My sponsor used to really piss me off when she would do simular things that you described.. 'it will work out'.. 'youll be fine'.... why didnt she join me on my pitty pot...lol.. but I digress...

yep.. if you are new .. just take the leap of faith and know that ... trust that doing the next right thing.. one step at a time.. dont use .. things will fall into place just as they are meant to be....

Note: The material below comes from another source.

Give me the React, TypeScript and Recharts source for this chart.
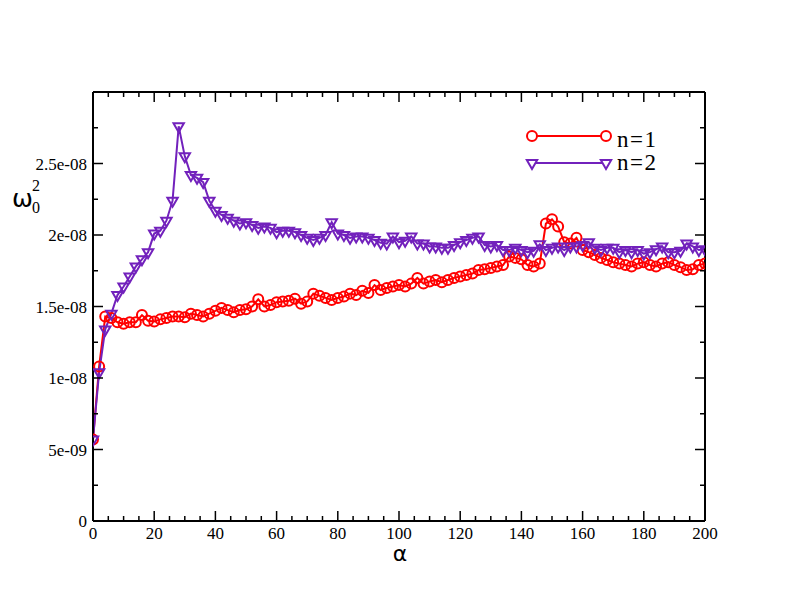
import React from 'react';
import { LineChart, Line, XAxis, YAxis, Legend } from 'recharts';

// alpha values (x categories)
const alphaValues = [
  0, 2, 4, 6, 8, 10, 12, 14, 16, 18, 20, 22, 24, 26, 28, 30, 32, 34, 36, 38,
  40, 42, 44, 46, 48, 50, 52, 54, 56, 58, 60, 62, 64, 66, 68, 70, 72, 74, 76, 78,
  80, 82, 84, 86, 88, 90, 92, 94, 96, 98, 100, 102, 104, 106, 108, 110, 112, 114, 116, 118,
  120, 122, 124, 126, 128, 130, 132, 134, 136, 138, 140, 142, 144, 146, 148, 150, 152, 154, 156, 158,
  160, 162, 164, 166, 168, 170, 172, 174, 176, 178, 180, 182, 184, 186, 188, 190, 192, 194, 196, 198, 200,
];

// omega_0^2 in units of 1e-9, n=1
const seriesN1 = [
  5.7, 10.8, 14.3, 14.2, 13.9, 13.8, 13.9, 13.9, 14.4, 14.0, 13.95, 14.1, 14.2, 14.3, 14.3, 14.25, 14.5, 14.4, 14.3, 14.5,
  14.7, 14.9, 14.75, 14.6, 14.75, 14.8, 15.0, 15.5, 15.0, 15.1, 15.3, 15.35, 15.4, 15.55, 15.2, 15.35, 15.9, 15.75, 15.6, 15.45,
  15.6, 15.7, 15.9, 15.8, 16.1, 15.95, 16.5, 16.15, 16.3, 16.4, 16.5, 16.4, 16.6, 17.0, 16.6, 16.75, 16.85, 16.7, 16.85, 17.0,
  17.1, 17.2, 17.3, 17.55, 17.6, 17.7, 17.8, 17.9, 18.5, 18.4, 18.3, 17.9, 17.8, 18.0, 20.8, 21.1, 20.6, 19.5, 19.4, 19.8,
  18.95, 18.8, 18.6, 18.4, 18.25, 18.1, 18.0, 17.9, 17.8, 18.0, 18.1, 17.9, 17.8, 18.0, 18.1, 17.9, 17.75, 17.55, 17.6, 17.9, 18.0,
];

// omega_0^2 in units of 1e-9, n=2
const seriesN2 = [
  5.7, 10.4, 13.4, 14.5, 15.8, 16.4, 17.1, 17.8, 18.3, 18.8, 20.1, 20.3, 21.0, 22.4, 27.6, 25.5, 24.2, 24.0, 23.7, 22.4,
  21.7, 21.4, 21.2, 21.0, 20.8, 20.9, 20.7, 20.5, 20.6, 20.5, 20.2, 20.3, 20.3, 20.2, 20.0, 19.8, 19.65, 19.8, 20.0, 20.9,
  20.1, 20.0, 19.8, 19.9, 19.9, 19.8, 19.65, 19.45, 19.4, 19.9, 19.5, 19.6, 19.9, 19.4, 19.4, 19.2, 19.2, 19.1, 19.1, 19.3,
  19.5, 19.65, 19.8, 19.9, 19.3, 19.2, 19.3, 18.95, 18.95, 19.1, 18.95, 18.8, 18.9, 19.35, 18.95, 19.1, 19.2, 18.95, 19.2, 19.2,
  19.3, 19.5, 19.1, 18.95, 19.1, 19.1, 18.8, 18.95, 18.8, 18.95, 18.7, 18.8, 19.0, 19.2, 18.8, 18.8, 18.9, 19.4, 19.2, 18.95, 19.0,
];

const xMajorTicks = [0, 20, 40, 60, 80, 100, 120, 140, 160, 180, 200];
const xAllTicks = [
  0, 5, 10, 15, 20, 25, 30, 35, 40, 45, 50, 55, 60, 65, 70, 75, 80, 85, 90, 95, 100,
  105, 110, 115, 120, 125, 130, 135, 140, 145, 150, 155, 160, 165, 170, 175, 180, 185, 190, 195, 200,
];
const yMajorTicks = [0, 5, 10, 15, 20, 25, 30];
const yTickLabels = ['0', '5e-09', '1e-08', '1.5e-08', '2e-08', '2.5e-08', ''];
const yAllTicks = [0, 2.5, 5, 7.5, 10, 12.5, 15, 17.5, 20, 22.5, 25, 27.5, 30];

const seriesNames = ['n=1', 'n=2'];
const RED = '#ff0000';
const INDIGO = '#7221bc';

const data = alphaValues.map((a, i) => ({ a, n1: seriesN1[i], n2: seriesN2[i] }));

const MAJOR = 10;
const MINOR = 5;
const TICK_W = 1.5;
const FONT = '"Liberation Serif", "Times New Roman", Times, serif';
const SANS = '"DejaVu Sans", sans-serif';

const BottomTick = (props: any) => {
  const { x, y, payload } = props;
  const major = xMajorTicks.includes(payload.value);
  return (
    <g>
      <line x1={x} y1={y} x2={x} y2={y - (major ? MAJOR : MINOR)} stroke="#000" strokeWidth={TICK_W} />
      {major && (
        <text x={x} y={y + 18} textAnchor="middle" style={{ fontFamily: FONT, fontSize: 17 }} fill="#000">
          {payload.value}
        </text>
      )}
    </g>
  );
};

const TopTick = (props: any) => {
  const { x, y, payload } = props;
  const major = xMajorTicks.includes(payload.value);
  return <line x1={x} y1={y} x2={x} y2={y + (major ? MAJOR : MINOR)} stroke="#000" strokeWidth={TICK_W} />;
};

const LeftTick = (props: any) => {
  const { x, y, payload } = props;
  const mi = yMajorTicks.indexOf(payload.value);
  const major = mi >= 0;
  return (
    <g>
      <line x1={x} y1={y} x2={x + (major ? MAJOR : MINOR)} y2={y} stroke="#000" strokeWidth={TICK_W} />
      {major && yTickLabels[mi] !== '' && (
        <text x={x - 6} y={y + 6} textAnchor="end" style={{ fontFamily: FONT, fontSize: 17 }} fill="#000">
          {yTickLabels[mi]}
        </text>
      )}
    </g>
  );
};

const RightTick = (props: any) => {
  const { x, y, payload } = props;
  const major = yMajorTicks.includes(payload.value);
  return <line x1={x} y1={y} x2={x - (major ? MAJOR : MINOR)} y2={y} stroke="#000" strokeWidth={TICK_W} />;
};

const CircleDot = (props: any) => {
  const { cx, cy, index } = props;
  if (cx == null || cy == null) return <g key={`c${index}`} />;
  return <circle key={`c${index}`} cx={cx} cy={cy} r={5} fill="none" stroke={RED} strokeWidth={2} />;
};

const triPoints = (cx: number, cy: number, r: number) =>
  `${cx - r * 0.866},${cy - r * 0.5} ${cx + r * 0.866},${cy - r * 0.5} ${cx},${cy + r}`;

const TriDot = (props: any) => {
  const { cx, cy, index } = props;
  if (cx == null || cy == null) return <g key={`t${index}`} />;
  return <polygon key={`t${index}`} points={triPoints(cx, cy, 6)} fill="none" stroke={INDIGO} strokeWidth={2} />;
};

const LegendContent = () => (
  <svg width={160} height={56} style={{ display: 'block' }}>
    <line x1={12} y1={13} x2={86} y2={13} stroke={RED} strokeWidth={2} />
    <circle cx={12} cy={13} r={5} fill="#fff" stroke={RED} strokeWidth={2} />
    <circle cx={86} cy={13} r={5} fill="#fff" stroke={RED} strokeWidth={2} />
    <text x={97} y={24} style={{ fontFamily: FONT, fontSize: 23, letterSpacing: 1.5 }} fill="#000">{seriesNames[0]}</text>
    <line x1={12} y1={40} x2={86} y2={40} stroke={INDIGO} strokeWidth={2} />
    <polygon points={triPoints(12, 40, 6)} fill="#fff" stroke={INDIGO} strokeWidth={2} />
    <polygon points={triPoints(86, 40, 6)} fill="#fff" stroke={INDIGO} strokeWidth={2} />
    <text x={97} y={47} style={{ fontFamily: FONT, fontSize: 23, letterSpacing: 1.5 }} fill="#000">{seriesNames[1]}</text>
  </svg>
);

const XLabel = () => (
  <text x={400} y={561} textAnchor="middle" style={{ fontFamily: SANS, fontSize: 22 }} fill="#000">α</text>
);

const YLabel = () => (
  <g>
    <text x={12} y={207} style={{ fontFamily: SANS, fontSize: 25 }} fill="#000">ω</text>
    <text x={32} y={191} style={{ fontFamily: FONT, fontSize: 16 }} fill="#000">2</text>
    <text x={32} y={213} style={{ fontFamily: FONT, fontSize: 16 }} fill="#000">0</text>
  </g>
);

export default function App() {
  return (
    <div style={{ position: 'absolute', left: 0, top: 0, width: 792, height: 612, background: '#fff' }}>
      <LineChart width={792} height={612} data={data} margin={{ top: 91, right: 86, bottom: 90, left: 92 }}>
        <XAxis
          xAxisId="b"
          dataKey="a"
          type="number"
          domain={[0, 200]}
          ticks={xAllTicks}
          interval={0}
          height={1}
          tickSize={0}
          tickMargin={0}
          tickLine={false}
          tick={<BottomTick />}
          axisLine={{ stroke: '#000', strokeWidth: 2 }}
          label={{ content: <XLabel /> }}
          allowDataOverflow
        />
        <XAxis
          xAxisId="t"
          orientation="top"
          dataKey="a"
          type="number"
          domain={[0, 200]}
          ticks={xAllTicks}
          interval={0}
          height={1}
          tickSize={0}
          tickMargin={0}
          tickLine={false}
          tick={<TopTick />}
          axisLine={{ stroke: '#000', strokeWidth: 2 }}
          allowDataOverflow
        />
        <YAxis
          yAxisId="l"
          type="number"
          domain={[0, 30]}
          ticks={yAllTicks}
          interval={0}
          width={1}
          tickSize={0}
          tickMargin={0}
          tickLine={false}
          tick={<LeftTick />}
          axisLine={{ stroke: '#000', strokeWidth: 2 }}
          label={{ content: <YLabel /> }}
          allowDataOverflow
        />
        <YAxis
          yAxisId="r"
          orientation="right"
          type="number"
          domain={[0, 30]}
          ticks={yAllTicks}
          interval={0}
          width={1}
          tickSize={0}
          tickMargin={0}
          tickLine={false}
          tick={<RightTick />}
          axisLine={{ stroke: '#000', strokeWidth: 2 }}
          allowDataOverflow
        />
        <Legend
          layout="horizontal"
          verticalAlign="middle"
          align="center"
          content={<LegendContent />}
          wrapperStyle={{ position: 'absolute', left: 520, top: 123, width: 160, height: 56 }}
        />
        <Line
          xAxisId="b"
          yAxisId="l"
          dataKey="n1"
          name={seriesNames[0]}
          stroke={RED}
          strokeWidth={2}
          dot={CircleDot}
          activeDot={false}
          isAnimationActive={false}
        />
        <Line
          xAxisId="b"
          yAxisId="l"
          dataKey="n2"
          name={seriesNames[1]}
          stroke={INDIGO}
          strokeWidth={2}
          dot={TriDot}
          activeDot={false}
          isAnimationActive={false}
        />
      </LineChart>
    </div>
  );
}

Thanks Sweet for your post.. the more it is shown how it continues to work... well sometime I forget that.... so .. thank you..

Teresa
That is such an awesome post. Thank you very much. I NEEDED THAT!!! I can't really explain in words how that hit home with me, so I am just going to "Thank you", even if that seems so 'small' to me.

God Bless.

"the next right thing" is what has definately got me to where I am at today.
Good post.

Regards,
Tom


Gerard ;-)

Thanks for the message.

Faith without works is dead.

Rachel
Shorty I am leaving this morning to go visit my daughter who is just beginning her road to sobriety..60 days or so. I came here first to see if there were any nugget or gem of wisdom I could take along with me....this is it. thank you
I will print it out for her. I know her head is sometimes churnning with fear and doubt. She expressed over thanksgiving that the time is approaching where she gets "antsy". I know she's nervous and this will help. luv corrinne
SDR,thank you for your words of wisdom.It appears to have "hit the mark" with many of us.Its just reassuring to know we are not alone with our thoughts and fears,and that indeed we WILL be fine.~KIM
Thanks sdr. My former sponsor would always tell me to simply "pray and ask God to guide you to do the next right thing." I love that!

You bring a great message here.

Jim
Awesome.

Thank you for sharing that. It spoke volumes.